Abstract: The ability to express and reason about preferences over a set of alternatives is central to rational decision-making in a broad range of applications, such as product design, public policy, health care, information security, and privacy, among others. Because of the lack of quantitative preferences in many practical settings, there is increasing interest in methods for representing and reasoning with qualitative preferences. Furthermore, practical decision making scenarios typically involve multiple stakeholders, with possibly conflicting preferences, and the preferences of some stakeholders may sometimes override those of others, e.g., because of the relative positions of the stakeholders within an organization. However, existing preference languages and methods are limited to the single stakeholder setting. Against this background, this project brings together a team of researchers with complementary expertise in formal methods, artificial intelligence, and preference reasoning to develop methods and tools for representing and reasoning with multi-stakeholder preferences. The practical open-source multi-stakeholder decision support tools resulting from the project will significantly lower the barrier to the applications of AI and formal methods for multi-stakeholder decision making in a number of domains. The project enhances research-based training of graduate and undergraduate students, including females and members of other under-represented groups, at ISU and PSU in artificial intelligence, formal methods, and related areas of national importance. Broad dissemination of research results (including publications, open source software, data, tutorials, course materials), incorporation of research results into undergraduate and graduate curricula in Computer Science, Information Sciences and Technology, Data Sciences, and related disciplines, and outreach to targeted application domains e.g., health, public policy, security and privacy, that would benefit from advanced tools for multi-stakeholder decision-making further enhance the broader impacts of the project.

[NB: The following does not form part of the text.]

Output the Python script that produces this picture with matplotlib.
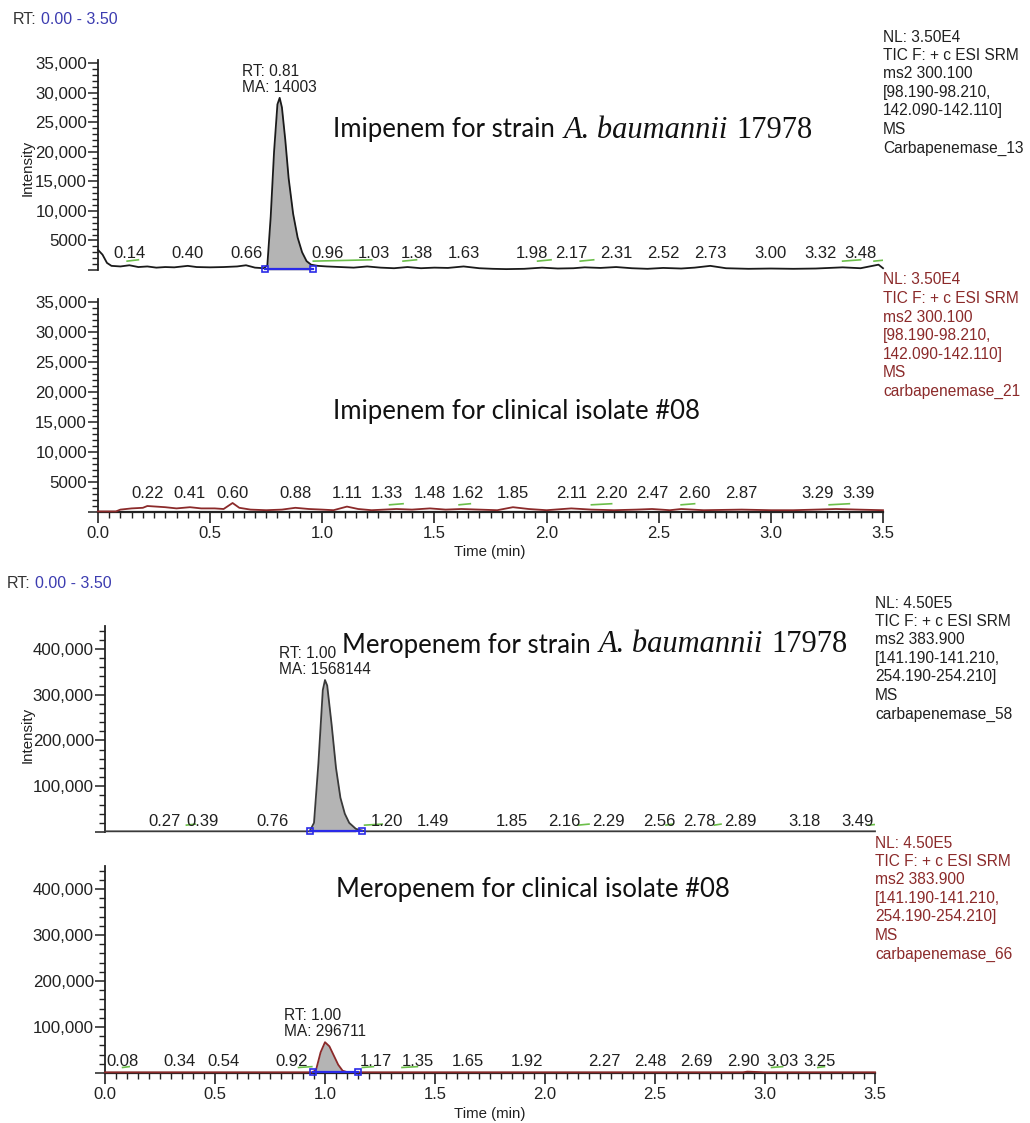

The primary intellectual merit of the project centers around substantial advances in the current state-of-the-art in languages, algorithms, and software for multi-stakeholder representation and reasoning with preferences. The researchers will develop Generalized Conditional Relative Importance and Preference Theory (GCRIPT), an expressive language for multi-stakeholder preference representation that subsumes existing preference languages. The resulting preference reasoners will be able to (a) analyze preferences expressed in GCRIPT, (b) reason with the preferences of multiple stakeholders, taking into account not only their individual preferences, but also hierarchies that give precedence to the preferences of some stakeholders over those of others, and (c) offer easy-to-understand explanations of the preferred choices as well as their impacts on the stakeholders. The project will also enhance the underlying model checking techniques that form the core technology for the preference reasoning framework; e.g., in the areas of incremental model checking, counter-example analysis and justification. The resulting advances in knowledge representation and formal methods contribute to AI systems that substantially augment and extend human capabilities in multi-stakeholder decision making.